Nothing about this is different for the Amazon – the Amazon is just more complicated in many aspects, so you have to be more creative, including with money. You have to find or create different layers of capital to do something that in another place could be done in a much more straightforward way.
Is it difficult to attract impact investment to the Amazon?
Yes and no. If you have the right expectations and assessment of how easy or hard it will be to invest, you can get money invested into the Amazon. Our crowdlending platform has reached over USD 1 million invested now, which is nowhere near what’s needed to save the Amazon, but it shows there’s an appetite. People want to invest their money in alignment with their values.
But the Amazon needs time. Nature has seasons. Investors are not used to that. Everything in the Amazon takes longer, is harder, is more expensive. So you have to adapt to different parameters of investment: it’s probably going to take more time and yield less. If you look only from a financial perspective, this is typically less attractive than something you could find to invest in somewhere else. So, that’s why we have to be creative. We look for a layer of philanthropic capital to make a blended finance approach to make the transaction viable for investors who are looking for a return, even if it’s not a great return. Our crowdlending platform is an example of this blended finance approach.
How then can investors new to the Amazon best navigate this landscape?
I would like their approach to start from a place not of, ‘Oh, I have money to invest,’ but rather, ‘What do I want to achieve?’ If they really want to achieve a level of change, they’ll definitely need to not only invest but also possibly give. If you really want change, you need to take a combined approach of providing grants and subsidized capital.
What is needed, financially, to preserve the Amazon?
You definitely need grants, tons of grants. These exist, mostly from international sources rather than Brazilian ones, which touches on another point here: the philanthropic culture in Brazil, which is very underdeveloped. Brazilians are used to giving in emergencies, for solidarity. We need more structured, recurring philanthropy. We also need more blended finance and more traditional finance.

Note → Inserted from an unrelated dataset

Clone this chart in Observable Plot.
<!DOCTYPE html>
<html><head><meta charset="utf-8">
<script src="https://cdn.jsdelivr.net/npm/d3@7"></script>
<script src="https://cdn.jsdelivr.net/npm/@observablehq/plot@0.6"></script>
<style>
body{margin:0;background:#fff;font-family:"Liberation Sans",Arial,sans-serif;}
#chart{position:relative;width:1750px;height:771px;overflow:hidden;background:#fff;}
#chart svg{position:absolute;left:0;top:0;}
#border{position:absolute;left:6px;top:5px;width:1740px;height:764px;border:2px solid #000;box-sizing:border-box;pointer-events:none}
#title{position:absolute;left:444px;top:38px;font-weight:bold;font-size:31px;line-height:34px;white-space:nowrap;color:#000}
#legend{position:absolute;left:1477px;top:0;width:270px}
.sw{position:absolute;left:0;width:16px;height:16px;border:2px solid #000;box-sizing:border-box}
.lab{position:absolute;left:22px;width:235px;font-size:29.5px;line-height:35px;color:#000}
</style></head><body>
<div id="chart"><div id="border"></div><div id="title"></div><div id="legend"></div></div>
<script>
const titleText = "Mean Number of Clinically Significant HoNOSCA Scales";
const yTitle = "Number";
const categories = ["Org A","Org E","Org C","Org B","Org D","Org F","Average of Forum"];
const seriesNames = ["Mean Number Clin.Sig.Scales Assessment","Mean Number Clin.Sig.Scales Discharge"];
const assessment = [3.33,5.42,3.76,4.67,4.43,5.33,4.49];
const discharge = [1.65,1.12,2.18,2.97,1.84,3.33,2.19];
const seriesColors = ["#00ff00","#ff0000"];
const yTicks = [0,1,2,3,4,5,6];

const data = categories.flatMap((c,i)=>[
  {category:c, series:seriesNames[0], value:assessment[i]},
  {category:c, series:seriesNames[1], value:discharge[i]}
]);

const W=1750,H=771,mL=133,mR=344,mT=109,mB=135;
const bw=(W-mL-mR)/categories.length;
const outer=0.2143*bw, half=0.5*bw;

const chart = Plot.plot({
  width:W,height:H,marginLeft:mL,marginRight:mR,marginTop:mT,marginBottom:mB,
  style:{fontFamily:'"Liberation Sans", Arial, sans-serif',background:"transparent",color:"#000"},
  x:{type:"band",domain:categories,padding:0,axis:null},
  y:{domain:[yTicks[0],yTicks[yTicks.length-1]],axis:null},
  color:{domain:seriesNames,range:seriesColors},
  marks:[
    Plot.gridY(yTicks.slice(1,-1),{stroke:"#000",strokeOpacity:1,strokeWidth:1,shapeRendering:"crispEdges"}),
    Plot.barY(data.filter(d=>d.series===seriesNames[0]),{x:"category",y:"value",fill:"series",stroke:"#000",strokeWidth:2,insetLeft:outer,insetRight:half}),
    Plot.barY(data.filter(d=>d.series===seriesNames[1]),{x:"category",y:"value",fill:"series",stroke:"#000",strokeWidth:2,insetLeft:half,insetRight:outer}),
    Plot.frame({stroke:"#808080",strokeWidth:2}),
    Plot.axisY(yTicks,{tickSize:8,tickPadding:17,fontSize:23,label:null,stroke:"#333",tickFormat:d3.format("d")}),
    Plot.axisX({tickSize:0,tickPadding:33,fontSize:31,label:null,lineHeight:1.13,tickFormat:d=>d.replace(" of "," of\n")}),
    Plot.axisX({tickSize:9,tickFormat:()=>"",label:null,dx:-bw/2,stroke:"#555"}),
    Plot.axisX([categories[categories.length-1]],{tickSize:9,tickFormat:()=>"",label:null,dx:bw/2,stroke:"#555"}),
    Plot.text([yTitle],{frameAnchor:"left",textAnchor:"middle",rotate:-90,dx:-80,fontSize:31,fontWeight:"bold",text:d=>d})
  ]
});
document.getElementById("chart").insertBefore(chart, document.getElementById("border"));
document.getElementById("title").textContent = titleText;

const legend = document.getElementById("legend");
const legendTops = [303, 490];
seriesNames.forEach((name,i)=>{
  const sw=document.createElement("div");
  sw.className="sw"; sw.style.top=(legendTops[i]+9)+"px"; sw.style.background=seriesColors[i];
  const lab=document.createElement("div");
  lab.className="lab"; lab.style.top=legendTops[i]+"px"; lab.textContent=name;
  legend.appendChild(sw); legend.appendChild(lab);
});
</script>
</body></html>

But even if you have all the capital in the world, it would not be enough. We need rule of law, a functioning government, command and control initiatives that work. We need demarcation – what the Indigenous people are fighting for right now. We need a host of other things that are not only finance-related.
What government policies do you hope to see, to help grow impact investing in the Amazon?
When people talk about needing help from the governments, the discussion usually goes to subsidies and tax breaks. These will definitely help, but I don’t think they are the bottleneck. I would give up any discussion on subsidies if we had a functioning, stable rule of law and effective command-and-control initiatives.
We have an expression that says, “It’s for the Englishman to see.” It’s when you say you’re going to do something, but you don’t. It’s similar to greenwashing. The problem is we have this with laws as well. We have laws that remain on paper while society doesn’t care about them – these are laws or policies for the Englishman to see. We have an “okay” legal framework, but in many instances, it is only on paper. For example, we do have fines for people who deforest. But if you reduce the budget of the enforcing authority, you can’t fine anyone. So the law is there, and it’s fairly okay, but the government is working around the system to undermine it. I think today this is a big problem for fostering sustainable development in general and more so for increasing impact investment in the Amazon.
Your first investment program in the Amazon was in 2017. How have you seen Amazonian investment change since then?
We’re relative newcomers, so I can speak more about the recent stages than a longer arc of history. And in that, I think we’re seeing more professionalization of the impact investing sector, of the organizations on the ground that are getting discovered or being started for impact investment purposes – “impact businesses.” For the organizations and businesses on our platform, they’re all very different, and it’s easier to find them than ever before. I think people are finding out how attracting impact investing works.